Two more days of sunshine before the September High slipped away, and two psyched climbing companions to go with. It was an easy decision to get back on the M6 south to the lakes for two more days of getting in the big Birkett routes.
Several deadlines were being stretched as usual though, and after the usual 2am finish in the office (in this case to get all the coding sorted out for handling Committed DVD orders from my webshop – available now!) I hopped on the dawn bus south and met Steven Gordon and man of the moment Kev Shields. The warm sunshine lifted our psyche level although the traffic jams quickly cancelled this out. I think I’m settling a little too quickly into Highland life?!
By 1.30pm we jumped out of the car on top of the Honister Pass and headed for Gillercombe Buttress and Birkett’s ‘other’ big unrepeated line Caution E8 6c. In Set in Stone, Birkett tells us that “Caution and If Six Was Nine are harder than anything else I’ve done”. Among the shots of the amazing smooth leaning wall of Caution, Dave also tells us that if he was a newcomer to the UK “it would be the route I’d most want to do in England”. Hence motivation levels were ‘high to hyperactive’ to experience the climb for myself.

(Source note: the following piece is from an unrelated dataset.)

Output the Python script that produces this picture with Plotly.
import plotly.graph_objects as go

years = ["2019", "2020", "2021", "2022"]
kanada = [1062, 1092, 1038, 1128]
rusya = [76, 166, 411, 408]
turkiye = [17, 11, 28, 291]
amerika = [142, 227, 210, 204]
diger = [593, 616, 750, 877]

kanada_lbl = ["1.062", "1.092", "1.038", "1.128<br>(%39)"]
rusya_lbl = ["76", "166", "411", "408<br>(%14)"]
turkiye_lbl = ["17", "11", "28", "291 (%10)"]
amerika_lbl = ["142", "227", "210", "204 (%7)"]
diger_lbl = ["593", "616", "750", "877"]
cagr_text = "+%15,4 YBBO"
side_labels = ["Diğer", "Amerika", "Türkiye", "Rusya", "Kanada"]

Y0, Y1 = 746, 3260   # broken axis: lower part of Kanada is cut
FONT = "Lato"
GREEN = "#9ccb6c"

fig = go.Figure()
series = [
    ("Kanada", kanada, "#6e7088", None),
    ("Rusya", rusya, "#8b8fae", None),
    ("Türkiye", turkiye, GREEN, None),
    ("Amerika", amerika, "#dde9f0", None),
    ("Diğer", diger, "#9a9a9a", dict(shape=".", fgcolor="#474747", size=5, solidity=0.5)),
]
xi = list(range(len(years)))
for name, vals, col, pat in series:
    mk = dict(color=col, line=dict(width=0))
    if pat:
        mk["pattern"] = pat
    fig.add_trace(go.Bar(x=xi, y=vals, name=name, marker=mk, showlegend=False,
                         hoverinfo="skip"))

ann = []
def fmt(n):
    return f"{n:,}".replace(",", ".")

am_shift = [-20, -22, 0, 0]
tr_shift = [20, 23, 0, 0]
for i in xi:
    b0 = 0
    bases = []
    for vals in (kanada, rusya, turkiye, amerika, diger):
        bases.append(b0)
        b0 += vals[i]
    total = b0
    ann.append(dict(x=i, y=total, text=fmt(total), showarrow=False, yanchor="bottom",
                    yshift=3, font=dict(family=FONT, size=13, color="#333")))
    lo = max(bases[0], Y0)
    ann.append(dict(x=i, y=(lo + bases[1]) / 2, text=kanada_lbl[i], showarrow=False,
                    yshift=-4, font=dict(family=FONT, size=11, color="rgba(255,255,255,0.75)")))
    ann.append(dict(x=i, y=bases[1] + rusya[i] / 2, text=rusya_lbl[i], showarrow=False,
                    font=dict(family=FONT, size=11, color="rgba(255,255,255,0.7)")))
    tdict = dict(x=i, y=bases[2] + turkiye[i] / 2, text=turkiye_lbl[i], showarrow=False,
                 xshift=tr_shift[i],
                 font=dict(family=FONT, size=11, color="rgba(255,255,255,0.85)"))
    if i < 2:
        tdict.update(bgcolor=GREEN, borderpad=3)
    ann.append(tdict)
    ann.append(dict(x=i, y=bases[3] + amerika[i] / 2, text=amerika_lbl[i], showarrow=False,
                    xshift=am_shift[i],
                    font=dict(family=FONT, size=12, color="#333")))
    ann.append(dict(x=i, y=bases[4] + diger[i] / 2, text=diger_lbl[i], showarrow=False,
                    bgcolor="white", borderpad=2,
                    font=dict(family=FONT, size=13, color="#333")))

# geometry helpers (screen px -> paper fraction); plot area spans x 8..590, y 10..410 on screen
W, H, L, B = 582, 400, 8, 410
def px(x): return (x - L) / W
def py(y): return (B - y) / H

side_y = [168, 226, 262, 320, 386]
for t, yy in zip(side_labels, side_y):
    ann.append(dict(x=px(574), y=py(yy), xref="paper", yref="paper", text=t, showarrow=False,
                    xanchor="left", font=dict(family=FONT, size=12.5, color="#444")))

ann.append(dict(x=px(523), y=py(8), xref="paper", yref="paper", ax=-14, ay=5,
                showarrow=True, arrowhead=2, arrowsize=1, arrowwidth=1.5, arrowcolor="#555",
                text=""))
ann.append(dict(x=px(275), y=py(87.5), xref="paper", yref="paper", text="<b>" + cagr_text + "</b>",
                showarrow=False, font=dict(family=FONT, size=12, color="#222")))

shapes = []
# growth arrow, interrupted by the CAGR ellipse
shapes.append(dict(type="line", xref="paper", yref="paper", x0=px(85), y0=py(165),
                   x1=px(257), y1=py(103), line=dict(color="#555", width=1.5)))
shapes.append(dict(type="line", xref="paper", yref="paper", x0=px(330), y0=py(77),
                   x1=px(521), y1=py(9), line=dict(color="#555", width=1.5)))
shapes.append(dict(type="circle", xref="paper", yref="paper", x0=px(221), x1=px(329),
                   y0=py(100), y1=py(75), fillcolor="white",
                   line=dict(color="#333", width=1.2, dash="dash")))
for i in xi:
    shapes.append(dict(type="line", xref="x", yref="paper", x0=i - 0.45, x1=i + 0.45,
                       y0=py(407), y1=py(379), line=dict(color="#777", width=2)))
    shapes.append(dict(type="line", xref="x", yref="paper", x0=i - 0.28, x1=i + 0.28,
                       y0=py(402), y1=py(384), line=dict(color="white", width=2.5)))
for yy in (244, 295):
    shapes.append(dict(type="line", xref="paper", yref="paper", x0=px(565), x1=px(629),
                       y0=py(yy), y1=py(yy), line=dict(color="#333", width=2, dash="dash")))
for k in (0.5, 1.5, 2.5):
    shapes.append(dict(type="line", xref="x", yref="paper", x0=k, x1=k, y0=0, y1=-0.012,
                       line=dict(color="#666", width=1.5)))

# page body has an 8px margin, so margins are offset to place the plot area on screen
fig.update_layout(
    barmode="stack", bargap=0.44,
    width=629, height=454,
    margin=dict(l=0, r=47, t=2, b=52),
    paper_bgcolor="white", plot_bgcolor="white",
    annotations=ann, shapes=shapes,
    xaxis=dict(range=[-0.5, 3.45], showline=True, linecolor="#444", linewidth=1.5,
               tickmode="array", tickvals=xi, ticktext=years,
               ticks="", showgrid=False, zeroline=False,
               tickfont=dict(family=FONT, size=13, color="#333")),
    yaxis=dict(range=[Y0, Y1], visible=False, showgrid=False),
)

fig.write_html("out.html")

Last Friday I had my first session on it by myself in a bitter easterly gale. Linking the crux with numb extremities but still wearing my duvet jacket felt encouraging for getting on the lead on the second day. This time a cool light breeze whistled over the Sunkist Lakeland mountains and all felt very positive.

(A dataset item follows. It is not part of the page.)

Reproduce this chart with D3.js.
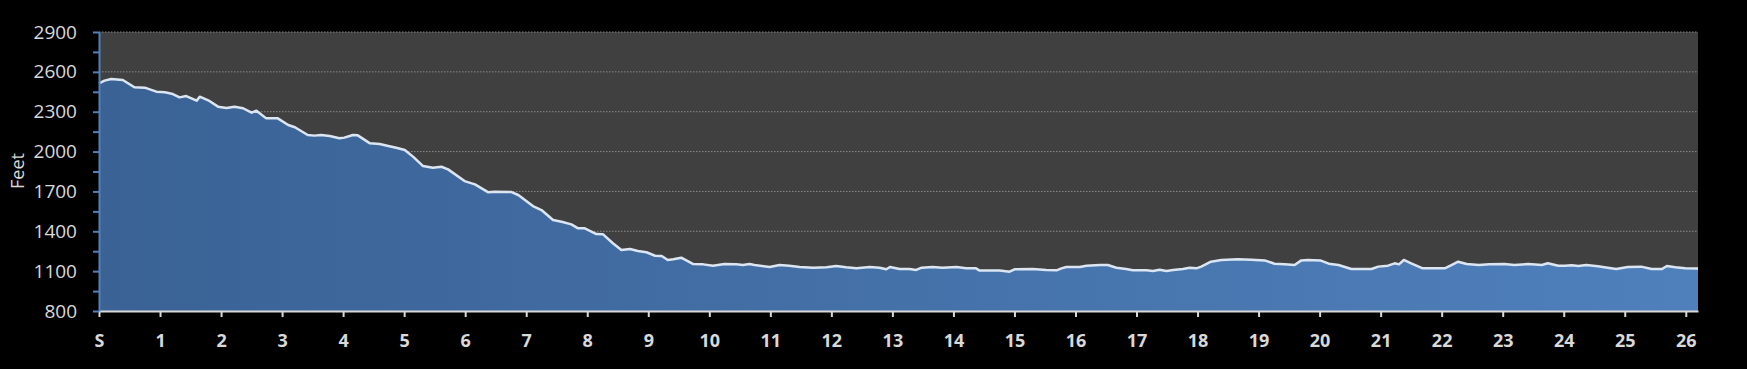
<!DOCTYPE html>
<html>
<head>
<meta charset="utf-8">
<script src="https://cdn.jsdelivr.net/npm/d3@7"></script>
<style>
  html, body { margin: 0; padding: 0; background: #000; }
  svg { display: block; font-family: "Open Sans", sans-serif; }
</style>
</head>
<body>
<div id="chart"></div>
<script>
// distance along the course (miles)
const miles = [
  0, 0.09, 0.2, 0.39, 0.58, 0.75, 0.94, 1.08, 1.21, 1.32,
  1.43, 1.6, 1.65, 1.79, 1.95, 2.09, 2.22, 2.36, 2.5, 2.58,
  2.74, 2.93, 3.1, 3.21, 3.42, 3.53, 3.64, 3.78, 3.94, 4.02,
  4.16, 4.24, 4.44, 4.6, 4.74, 4.87, 5.01, 5.15, 5.31, 5.47,
  5.61, 5.72, 5.99, 6.16, 6.38, 6.48, 6.76, 6.87, 7.11, 7.25,
  7.44, 7.58, 7.74, 7.85, 7.96, 8.15, 8.26, 8.42, 8.56, 8.7,
  8.83, 8.97, 9.11, 9.22, 9.32, 9.41, 9.54, 9.73, 9.9, 10.06,
  10.25, 10.44, 10.55, 10.66, 10.74, 10.99, 11.15, 11.31, 11.48, 11.7,
  11.92, 12.08, 12.24, 12.41, 12.63, 12.79, 12.9, 12.96, 13.12, 13.28,
  13.39, 13.48, 13.66, 13.82, 14.05, 14.21, 14.37, 14.43, 14.76, 14.92,
  15.0, 15.3, 15.52, 15.69, 15.77, 15.85, 16.07, 16.18, 16.4, 16.53,
  16.67, 16.83, 16.94, 17.16, 17.27, 17.38, 17.49, 17.6, 17.76, 17.87,
  17.98, 18.06, 18.22, 18.39, 18.66, 18.88, 19.1, 19.26, 19.43, 19.59,
  19.7, 19.81, 20.01, 20.15, 20.31, 20.52, 20.85, 20.96, 21.12, 21.23,
  21.3, 21.38, 21.5, 21.69, 22.05, 22.16, 22.27, 22.41, 22.61, 22.78,
  23.03, 23.19, 23.42, 23.64, 23.74, 23.91, 24.02, 24.13, 24.24, 24.37,
  24.56, 24.72, 24.86, 25.05, 25.27, 25.44, 25.61, 25.69, 25.83, 25.99, 26.2
];

// elevation (feet)
const feet = [
  2514, 2534, 2546, 2539, 2484, 2481, 2451, 2446, 2433, 2408,
  2418, 2383, 2413, 2386, 2338, 2328, 2338, 2326, 2293, 2308,
  2250, 2250, 2200, 2183, 2125, 2120, 2125, 2117, 2100, 2105,
  2125, 2122, 2062, 2057, 2042, 2029, 2012, 1960, 1891, 1879,
  1886, 1866, 1778, 1753, 1693, 1698, 1695, 1673, 1590, 1560,
  1485, 1472, 1452, 1422, 1422, 1379, 1377, 1310, 1259, 1267,
  1252, 1242, 1216, 1214, 1184, 1189, 1201, 1154, 1151, 1141,
  1154, 1151, 1146, 1154, 1146, 1131, 1146, 1141, 1131, 1126,
  1129, 1139, 1129, 1121, 1131, 1126, 1114, 1131, 1116, 1116,
  1109, 1126, 1131, 1126, 1131, 1121, 1121, 1104, 1104, 1096,
  1114, 1116, 1109, 1106, 1121, 1131, 1131, 1141, 1146, 1146,
  1126, 1116, 1106, 1106, 1101, 1111, 1101, 1109, 1116, 1126,
  1121, 1134, 1171, 1184, 1189, 1186, 1181, 1156, 1151, 1146,
  1181, 1184, 1181, 1156, 1146, 1116, 1116, 1134, 1141, 1159,
  1151, 1184, 1159, 1121, 1121, 1146, 1171, 1154, 1146, 1151,
  1154, 1146, 1154, 1146, 1159, 1141, 1141, 1144, 1139, 1146,
  1136, 1126, 1116, 1131, 1134, 1116, 1116, 1139, 1129, 1121, 1119
];

const mileTicks = d3.range(0, 27);          // S, 1 .. 26
const feetTicks = d3.range(800, 2901, 300);  // labelled ticks
const feetMinor = d3.range(800, 2901, 150);  // every tick mark

const width = 1747;
const height = 369;
const margin = { top: 32, right: 49, bottom: 58, left: 99 };

const data = miles.map((m, i) => ({ m: m, f: feet[i] }));

const svg = d3.select('#chart')
  .append('svg')
  .attr('width', width)
  .attr('height', height);

const x = d3.scaleLinear()
  .domain([0, 26.2])
  .range([margin.left, width - margin.right]);

const y = d3.scaleLinear()
  .domain([800, 2900])
  .range([height - margin.bottom, margin.top]);

// gradient for the area, darker on the left
const grad = svg.append('defs').append('linearGradient')
  .attr('id', 'fillGrad')
  .attr('x1', '0%').attr('x2', '100%')
  .attr('y1', '0%').attr('y2', '0%');
grad.append('stop').attr('offset', '0%').attr('stop-color', '#3a6295');
grad.append('stop').attr('offset', '100%').attr('stop-color', '#4f80bc');

// plot background
svg.append('rect')
  .attr('x', x(0))
  .attr('y', y(2900))
  .attr('width', x(26.2) - x(0))
  .attr('height', y(800) - y(2900))
  .attr('fill', '#404040');

// dotted gridlines
svg.append('g')
  .selectAll('line')
  .data(feetTicks.filter(d => d > 800))
  .enter()
  .append('line')
  .attr('x1', x(0))
  .attr('x2', x(26.2))
  .attr('y1', d => y(d))
  .attr('y2', d => y(d))
  .attr('stroke', '#8a8a8a')
  .attr('stroke-width', 1)
  .attr('stroke-dasharray', '1.5,1.5');

const area = d3.area()
  .x(d => x(d.m))
  .y0(y(800))
  .y1(d => y(d.f));

const line = d3.line()
  .x(d => x(d.m))
  .y(d => y(d.f));

svg.append('path')
  .datum(data)
  .attr('d', area)
  .attr('fill', 'url(#fillGrad)');

svg.append('path')
  .datum(data)
  .attr('d', line)
  .attr('fill', 'none')
  .attr('stroke', '#dce6f2')
  .attr('stroke-width', 2.5)
  .attr('stroke-linejoin', 'round');

// x axis
const xAxis = svg.append('g')
  .attr('transform', `translate(0,${y(800)})`)
  .call(d3.axisBottom(x)
    .tickValues(mileTicks)
    .tickFormat(d => d === 0 ? 'S' : d)
    .tickSize(6)
    .tickSizeOuter(0));
xAxis.select('.domain').attr('stroke', '#d9d9d9').attr('stroke-width', 2);
xAxis.selectAll('.tick line').attr('stroke', '#d9d9d9').attr('stroke-width', 2);
xAxis.selectAll('.tick text')
  .attr('y', 36)
  .attr('dy', 0)
  .attr('fill', '#d9d9d9')
  .style('font-family', '"Open Sans", sans-serif')
  .style('font-size', '18px')
  .style('font-weight', 'bold');

// y axis
const yAxis = svg.append('g')
  .attr('transform', `translate(${x(0)},0)`)
  .call(d3.axisLeft(y)
    .tickValues(feetMinor)
    .tickFormat(d => (d - 800) % 300 === 0 ? d : '')
    .tickSize(6)
    .tickPadding(16)
    .tickSizeOuter(0));
yAxis.select('.domain').attr('stroke', '#4f81bd').attr('stroke-width', 2);
yAxis.selectAll('.tick line').attr('stroke', '#4f81bd').attr('stroke-width', 2);
yAxis.selectAll('.tick text')
  .attr('fill', '#d9d9d9')
  .style('font-family', '"Open Sans", sans-serif')
  .style('font-size', '19px');

// axis title
svg.append('text')
  .text('Feet')
  .attr('transform', 'translate(24,171) rotate(-90)')
  .attr('text-anchor', 'middle')
  .attr('fill', '#d9d9d9')
  .style('font-size', '18px');
</script>
</body>
</html>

So I led it. Birkett told me that the name came from the Bob Marley tune Caution which was ringing around his head each time he initiated the hard climbing along a break and he couldn’t commit to the somewhat death defying F8a crimpfest above. Eventually he did of course, and as he says “once you commit on this, that’s it…”
On my lead my mind was silent, as I normally choose as my mental strategy. All I felt was the perfect friction of the crimps under my fingers, the flow on an exquisite sequence of moves. It was a ‘pinch yourself’ moment for me in my climbing life – feeling strong, athletic and confident in a situation that I know would previously have scared the living daylights out of me. I want to have as much of that feeling as possible!

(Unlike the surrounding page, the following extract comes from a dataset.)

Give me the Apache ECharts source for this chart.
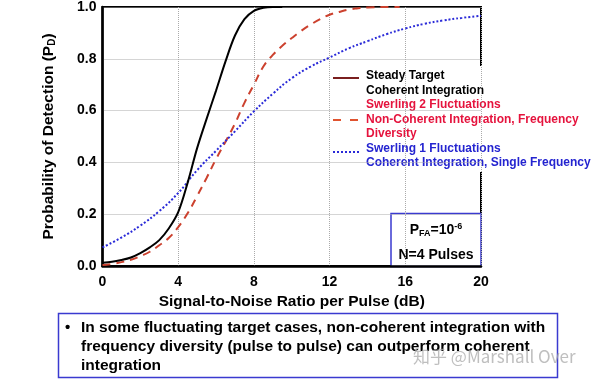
<!DOCTYPE html>
<html><head><meta charset="utf-8">
<script src="https://cdn.jsdelivr.net/npm/echarts@6/dist/echarts.min.js"></script>
<style>html,body{margin:0;padding:0;background:#fff}#c{width:600px;height:381px}</style>
</head><body><div id="c"></div>
<script>
// data: [SNR per pulse (dB), probability of detection]
var steadyTarget = [[0,0.013],[0.5,0.016],[1,0.023],[1.5,0.033],[2,0.05],[2.5,0.072],[3,0.1],[3.5,0.145],[4,0.208],[4.5,0.322],[5,0.455],[5.5,0.568],[6,0.677],[6.5,0.79],[7,0.89],[7.5,0.953],[8,0.985],[8.5,0.997],[9,1.0],[9.5,1.0]];
var swerling2 = [[0,0.004],[0.5,0.008],[1,0.015],[1.5,0.024],[2,0.038],[2.5,0.055],[3,0.08],[3.5,0.108],[4,0.15],[4.5,0.204],[5,0.27],[5.5,0.34],[6,0.413],[6.5,0.48],[7,0.55],[7.5,0.63],[8,0.70],[8.5,0.77],[9,0.815],[9.5,0.85],[10,0.88],[10.5,0.908],[11,0.932],[11.5,0.953],[12,0.97],[12.5,0.981],[13,0.99],[13.5,0.995],[14,0.998],[15,1.0],[15.7,1.0]];
var swerling1 = [[0,0.072],[1,0.11],[2,0.156],[3,0.212],[4,0.282],[5,0.37],[6,0.445],[7,0.52],[8,0.597],[9,0.665],[10,0.725],[11,0.77],[12,0.805],[13,0.84],[14,0.868],[15,0.895],[16,0.917],[17,0.935],[18,0.948],[19,0.958],[20,0.966]];
var xTicks = {min:0, max:20, interval:4};
var yTicks = {min:0, max:1, interval:0.2};
var legendLines = [
  {text:'Steady Target', color:'#000'},
  {text:'Coherent Integration', color:'#000'},
  {text:'Swerling 2 Fluctuations', color:'#e5133d'},
  {text:'Non-Coherent Integration, Frequency', color:'#e5133d'},
  {text:'Diversity', color:'#e5133d'},
  {text:'Swerling 1 Fluctuations', color:'#2424d0'},
  {text:'Coherent Integration, Single Frequency', color:'#2424d0'}
];
var noteLines = [
  'In some fluctuating target cases, non-coherent integration with',
  'frequency diversity (pulse to pulse) can outperform coherent',
  'integration'
];

var FONT = 'Liberation Sans, Arial, sans-serif';
var chart = echarts.init(document.getElementById('c'));

var legendChildren = [
  {type:'rect', shape:{x:328,y:66,width:272,height:106}, style:{fill:'#fff'}},
  {type:'line', shape:{x1:333,y1:78,x2:359,y2:78}, style:{stroke:'#7a1f1f',lineWidth:2}},
  {type:'line', shape:{x1:333,y1:120,x2:359,y2:120}, style:{stroke:'#e0532f',lineWidth:2,lineDash:[8,9]}},
  {type:'line', shape:{x1:333,y1:152,x2:359,y2:152}, style:{stroke:'#2a2ad8',lineWidth:2,lineDash:[2,2]}}
];
var ly = [76,90.5,105,119.5,134,148.5,163];
legendLines.forEach(function(l,i){
  legendChildren.push({type:'text', style:{x:366,y:ly[i],text:l.text,fill:l.color,font:'bold 12px '+FONT,verticalAlign:'middle'}});
});

var noteChildren = [
  {type:'rect', shape:{x:58.5,y:313.5,width:499,height:64}, style:{fill:'#fff',stroke:'#3a3ad0',lineWidth:1.5}},
  {type:'text', style:{x:65,y:328,text:'•',fill:'#000',font:'bold 15px '+FONT,verticalAlign:'middle'}}
];
var ny = [328,347,365.5];
noteLines.forEach(function(t,i){
  noteChildren.push({type:'text', style:{x:81,y:ny[i],text:t,fill:'#000',font:'bold 15.5px '+FONT,verticalAlign:'middle'}});
});

chart.setOption({
  animation:false,
  backgroundColor:'#fff',
  grid:{left:102.5, right:119, top:4, bottom:115, show:true, borderColor:'#000', borderWidth:2, backgroundColor:'transparent'},
  xAxis:{type:'value', min:xTicks.min, max:xTicks.max, interval:xTicks.interval,
    name:'Signal-to-Noise Ratio per Pulse (dB)', nameLocation:'middle', nameGap:27,
    nameTextStyle:{fontFamily:FONT, fontWeight:'bold', fontSize:15.5, color:'#000'},
    axisLine:{lineStyle:{color:'#000',width:2.5}}, axisTick:{show:false},
    axisLabel:{fontFamily:FONT, fontWeight:'bold', fontSize:14, color:'#000', margin:9},
    splitLine:{show:true, lineStyle:{color:'#aaaaaa', type:'dotted', width:1}}},
  yAxis:{type:'value', min:yTicks.min, max:yTicks.max, interval:yTicks.interval,
    name:'{a|Probability of Detection (P}{b|D}{a|)}', nameLocation:'middle', nameGap:45,
    nameTextStyle:{rich:{
      a:{fontFamily:FONT, fontWeight:'bold', fontSize:15.5, color:'#000'},
      b:{fontFamily:FONT, fontWeight:'bold', fontSize:10, color:'#000', padding:[8,0,0,0]}}},
    axisLine:{lineStyle:{color:'#000',width:2.5}}, axisTick:{show:false},
    axisLabel:{fontFamily:FONT, fontWeight:'bold', fontSize:14, color:'#000', margin:6,
      formatter:function(v){return v.toFixed(1);}},
    splitLine:{show:true, lineStyle:{color:'#aaaaaa', type:'dotted', width:1}}},
  series:[
    {name:'Steady Target', type:'line', data:steadyTarget, smooth:0.35, showSymbol:false,
      lineStyle:{color:'#000', width:2}, z:3},
    {name:'Swerling 2', type:'line', data:swerling2, smooth:true, showSymbol:false,
      lineStyle:{color:'#cc412e', width:2, type:[8,6]}, z:2},
    {name:'Swerling 1', type:'line', data:swerling1, smooth:true, showSymbol:false,
      lineStyle:{color:'#2a2ad8', width:2, type:[2,2]}, z:2}
  ],
  graphic:[
    {type:'group', z:100, children:legendChildren},
    {type:'group', z:100, children:[
      {type:'rect', shape:{x:391,y:213.5,width:90,height:53}, style:{fill:'#fff',stroke:'#3a3ad0',lineWidth:1.5}},
      {type:'text', style:{x:436,y:230,align:'center',verticalAlign:'middle',
        text:'{a|P}{s|FA}{a|=10}{p|-6}',
        rich:{a:{font:'bold 14px '+FONT,fill:'#000'},
              s:{font:'bold 9px '+FONT,fill:'#000',padding:[7,0,0,0]},
              p:{font:'bold 9px '+FONT,fill:'#000',padding:[0,0,7,0]}}}},
      {type:'text', style:{x:436,y:255,align:'center',verticalAlign:'middle',text:'N=4 Pulses',font:'bold 14px '+FONT,fill:'#000'}}
    ]},
    {type:'group', z:100, children:noteChildren},
    {type:'text', z:101, style:{x:413,y:357,verticalAlign:'middle',text:'知乎 @Marshall Over',
      font:'17px "Noto Sans CJK SC", sans-serif', fill:'rgba(170,170,170,0.75)'}}
  ]
});
</script></body></html>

The grade – confirmed E8 6c. No harder as has been suggested, but certainly no easier.
After recent tolerance training, I was able to drink two and a half celebratory pints of lager in Keswick afterwards without feeling ill, my best effort in maybe three years. My all time low was the day I did Rhapsody which necessitated staggering home and much tea after just 1.5 pints.
We even managed to rise at 6am the next morning and sweat it up to Pavey Ark to look at Impact day E9 6c. I’d spent an hour dangling on this a couple of weeks back but the bottom half was soaking. A little font was still dribbling water down the lower wall, but a T-shirt bung soon sorted that out and a couple of hours later I was breathing hard on the lead, grunting through the crux moves. Much safer than Caution, this route is about having the juice left at the top to pull on some fairly small holds (E8 rather than E9 I think). The suspense keeps you psyched right to the last until you get past a mono and a big move into the scoop at the end. The silence of the mountain was broken only by my hard breathing, Steven’s shutter firing off just a few feet away and the distant cries of the Langdale farmers gathering the sheep and taking them down off the high fells for winter.